My 27th birthday occurred this past Sunday, and for Saturday night I decided to take myself out to pizza and follow it up with a night at Sidetrack (one of the biggest LGBT clubs in the state). By pure miracle, a mutual of mine who I’ve been wanting to meet for a while happened to be free, and met me at the bar not long after I arrived, along with a friend of his. What had initially promised to be a relatively average evening very swiftly evolved into a very fun night that I desperately needed. He and I had a very good conversation as well, culminating with him telling me, “You got me.” I cannot think of anything to bring me a greater level of comfort than a degree of reassurance words like that bring, and although no physical presents mainfested themselves this year from anyone, it was certainly a nice gift to receive.

The one gift I did receive Sunday morning, however, was stress, when I awoke to find out that my phone service had been shut off.

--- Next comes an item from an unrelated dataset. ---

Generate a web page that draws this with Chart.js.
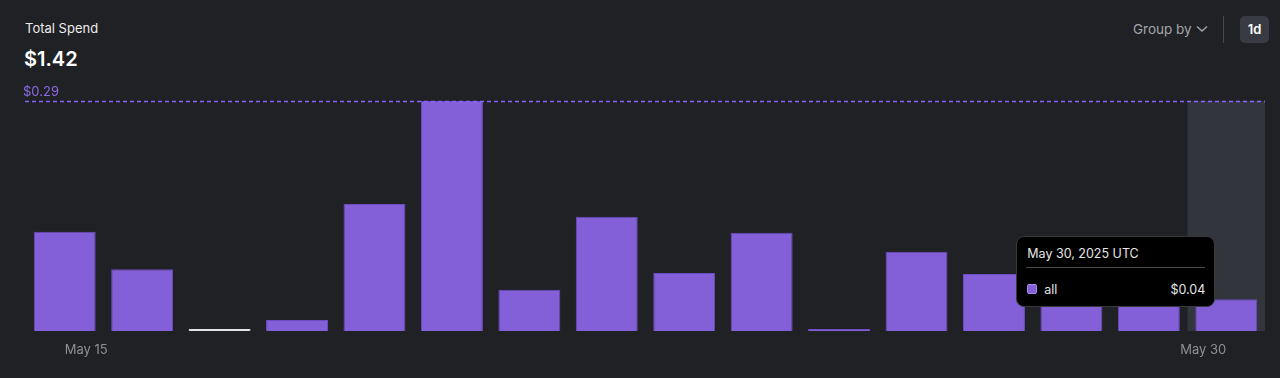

I made it to work (yep, a whole 8 hours on my birthday, yay), and later messaged my company, T-Mobile, on my break using a free wifi pass from a local Xfinity hotspot. The person I talked to through the app told me my phone was marked as lost a few days ago, which thankfully it wasn’t. I reached out to my mom (as she’s the primary account holder) to contact them to remove the block, to which she gave no reply. I decided to go to the nearest store to see if they could tell me anything further, and come to find out, my line had been suspended. With. No. Warning. Happy birthday to me.

My mom and I talked on the phone a few days prior and I told her I’d be able to send a payment in a few weeks, which she sounded okay with, but I have no doubt in my mind her girlfriend went on a signature tirade against me and was a strong contributing factor in having my line shut off, which I can understand under the circumstances as I’ve been attempting to adjust financially, but giving me zero warning in advance is fucked up. Oh yeah, I should’ve had my own account ages ago, for sure, and this was definitely that push I needed. For one, I have no Internet at my apartment. If anyone needs to contact me if I lose service, good luck Charlie. Many would say a phone is a luxury. For anyone with a full-time job, it is essential to be in contact with your boss if needed. If (god forbid) I miss a shift and have no way to contact the store, my job could be in jeopardy.

Thankfully I now not only have my own account set up, but I have a new SIM card and phone number, adding more to the official-ness of the Chicago transition. I don’t have many contacts in my phone that I’m in regular contact with. At the moment in fact, that number is just three, excluding my mom (who I understandably haven’t talked to since Thursday and, especially, since Sunday). A Twitter friend I had by the name of Bryan would periodically text me every few months or so, and as much as I wish I could be friends with him, he’s unfortunately made it very clear that despite our past interactions, he wants absolutely nothing to do with me. Last I recall, he’s still on Twitter under the name @pissyandpassive. Whether he knows of my new handle or not is a mystery to me. Will I ever hear from him again? It’s unlikely at this point. But case in point, there wasn’t a whole lot anchoring me to my old number to begin with. It’s all part of that brand-new start feeling.

So at the moment, that’s where I’m at. Significantly in need of friends, but certainly in a better physical environment than what I’ve been through the last few years. My other goal is finally getting to see an orthopedic specialist and get my ankle back on track. I pray to whatever gods that exist that I continue to hold out hope that things will get better, that I will make friends, that I will have people in my life with a genuine interest in hanging out with me. Time will tell which side will yield first. In the meantime, there will be more solo trips to Boystown. There will be more dinner dates with me, myself, and I. And there will likely be more messages sent out to strangers on social media i the hope that strangers can become friends. But it’s a two-way street.

I hope I can find people willing to cross that street for me and walk down it together. The fight goes on.